Try as I might to fit in, I always felt like an outsider and was often treated as one. My father, an immigrant, was the only person around who spoke with a strong foreign accent. In elementary school, I was the only Jewish girl. 

One day in fifth grade, I learned just how easily false stereotypes about minorities can arise. 

That’s when another blond-haired, blue-eyed girl moved into my class. My best friend Diane took one look, turned to me, and said “Oh! She must be Jewish, too!” 

My home town may not have understood or celebrated diversity, but it treated us respectfully.

I never took that for granted given my father’s escape from Nazi Germany. My parents even joined with others in neighboring towns to create the first synagogue. 

Wonderfully dedicated and caring teachers helped prepare me for college. And I couldn’t wait to go.

But when I finally arrived on campus, I was in for a surprise. In fact, I was stunned. I had never before felt poor. As a scholarship student, suddenly, I was surrounded by people who were so astoundingly rich! I was fascinated by other differences – different faiths, politics, ethnicities, and cultures. 

Sure, at times it was uncomfortable. There were moments I wanted to turn around and go back home to my mother’s warm embrace – and her home cooking! 

But like every one of you, I made the best, most important choice of my life: I would pick up the threads of differences to weave myself a new community. 

This would become my cause, my mission, my identity. I had found my purpose, rooted in beloved community.

I was inspired by the work of Dr. Martin Luther King. He called upon us all to embrace inclusion, love, and justice. He preached the soul force of nonviolent protest. 

He warned against the perils of tribalism, of clinging to the familiar and holding sacred the status quo.

King famously addressed his “Letter from a Birmingham Jail” not to his jailers, but to his “fellow clergymen.” 

He challenged them to reject the status quo. In King’s words, we find the essence of beloved community, recognizing that: “Injustice anywhere is a threat to justice everywhere.” 

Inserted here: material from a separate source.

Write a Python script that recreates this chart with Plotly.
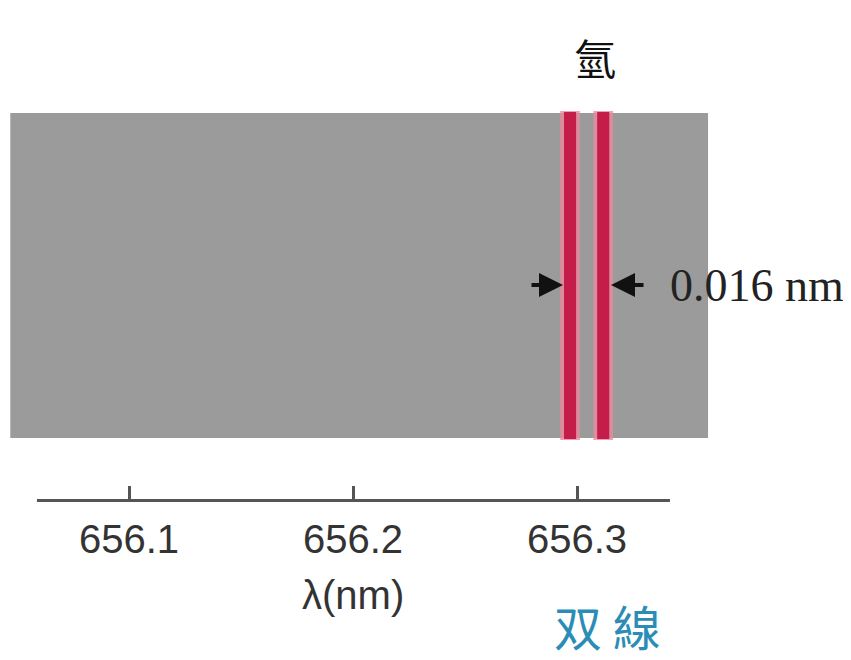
import plotly.graph_objects as go

# ---- data ----
tick_values = [656.1, 656.2, 656.3]
tick_labels = ["656.1", "656.2", "656.3"]
spectrum_range = [656.047, 656.3585]          # extent of the grey spectrum band (nm)
line_centers = [656.2969, 656.3117]           # the two red emission lines (nm)
line_width_nm = 0.0054
glow_width_nm = 0.0088
axis_extent = [656.0589, 656.3415]
x_range = [656.04598, 656.42589]
element_label = "氫"
separation_label = "0.016 nm"
axis_title = "λ(nm)"
doublet_label = "双 線"

fig = go.Figure()

# invisible trace to establish axes
fig.add_trace(go.Scatter(x=x_range, y=[0, 0], mode="lines",
                         line=dict(color="rgba(0,0,0,0)"), hoverinfo="skip",
                         showlegend=False))

shapes = []
# grey band
shapes.append(dict(type="rect", xref="x", yref="y",
                   x0=spectrum_range[0], x1=spectrum_range[1], y0=64, y1=389,
                   fillcolor="#9b9b9b", line=dict(width=0), layer="below"))
# red lines with glow
for c in line_centers:
    shapes.append(dict(type="rect", xref="x", yref="y",
                       x0=c - glow_width_nm / 2, x1=c + glow_width_nm / 2, y0=62, y1=391,
                       fillcolor="#e98a9e", line=dict(width=0), layer="below", opacity=0.8))
    shapes.append(dict(type="rect", xref="x", yref="y",
                       x0=c - line_width_nm / 2, x1=c + line_width_nm / 2, y0=63, y1=390,
                       fillcolor="#c41d4a", line=dict(width=0), layer="below"))
# axis line
shapes.append(dict(type="line", xref="x", yref="y",
                   x0=axis_extent[0], x1=axis_extent[1], y0=1, y1=1,
                   line=dict(color="#555555", width=4)))
fig.update_layout(shapes=shapes)

annotations = [
    dict(x=656.308, y=446, xref="x", yref="y", text=element_label, showarrow=False,
         font=dict(family="Noto Sans CJK TC", size=42, color="#111111")),
    dict(x=656.3406, y=217, xref="x", yref="y", text=separation_label, showarrow=False,
         xanchor="left", font=dict(family="Liberation Serif", size=46, color="#222222")),
    dict(x=656.2, y=-0.1883, xref="x", yref="paper", yanchor="middle", text=axis_title,
         showarrow=False, font=dict(family="Liberation Sans", size=40, color="#333333")),
    dict(x=656.3134, y=-0.249, xref="x", yref="paper", yanchor="middle", text=doublet_label,
         showarrow=False, font=dict(family="Noto Sans CJK TC", size=48, color="#2b8db5")),
    # arrows
    dict(x=656.29375, y=217, ax=656.27902, ay=217, xref="x", yref="y", axref="x", ayref="y",
         text="", showarrow=True, arrowhead=2, arrowsize=1.2, arrowwidth=4, arrowcolor="#111111"),
    dict(x=656.31518, y=217, ax=656.33036, ay=217, xref="x", yref="y", axref="x", ayref="y",
         text="", showarrow=True, arrowhead=2, arrowsize=1.2, arrowwidth=4, arrowcolor="#111111"),
]
fig.update_layout(annotations=annotations)

fig.update_layout(
    width=851, height=660,
    margin=dict(l=0, r=0, t=0, b=166),
    paper_bgcolor="white", plot_bgcolor="white",
    xaxis=dict(range=x_range, tickvals=tick_values, ticktext=tick_labels,
               ticks="inside", ticklen=16, tickwidth=3, tickcolor="#555555",
               ticklabelstandoff=10,
               showline=False, showgrid=False, zeroline=False,
               tickfont=dict(family="Liberation Sans", size=40, color="#333333"),
               fixedrange=True),
    yaxis=dict(range=[0, 494], visible=False, fixedrange=True),
    showlegend=False,
)

fig.write_html("out.html")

“We are tied,” he wrote, “in a single garment of destiny.”

One of our seniors graduating today grew up just a few miles from here. Close at hand, but a world away, Penn was an unfamiliar place. 

Just weeks after she was accepted, her father suddenly passed away. Then, only months into her freshman year, she lost her mother. Family is our very first community, the rock on which we build our lives. Hers shattered in the passing of a season. 

But she persevered, honoring her parents’ memory by embracing a new community, a University where we pride ourselves on the tapestry we weave. 

She championed educational access, leading Penn’s first-generation, low-income student community. Any FGLI students here today?

Last fall, we learned that this senior had been named a 2019 Rhodes Scholar. We could not be more proud. Her name of course is Anea Moore. Stand up, Anea!

Each and every one of you today left behind comforting familiarity to come to Penn. 

You embraced a more intellectually challenging, inclusive, and demanding world. You have woven a rich tapestry of friends and memories.

Now, the task before you: Stay at the loom. Speak out and stand up. Weave together a world better, freer, and more inclusive. 

Just as there are no dragons, there is no Northern Alliance, no Southern Alliance – there are many overlapping and intersecting threads woven into a beloved community of humankind. 

Together you weave that beautiful multi-faceted garment of human destiny, empowered by your Penn education.

So now, as befits this joyful occasion, I ask everybody to stand together as one beloved community. Families and friends, University leaders and faculty, stand with me and show our profound pride in the great Class of 2019.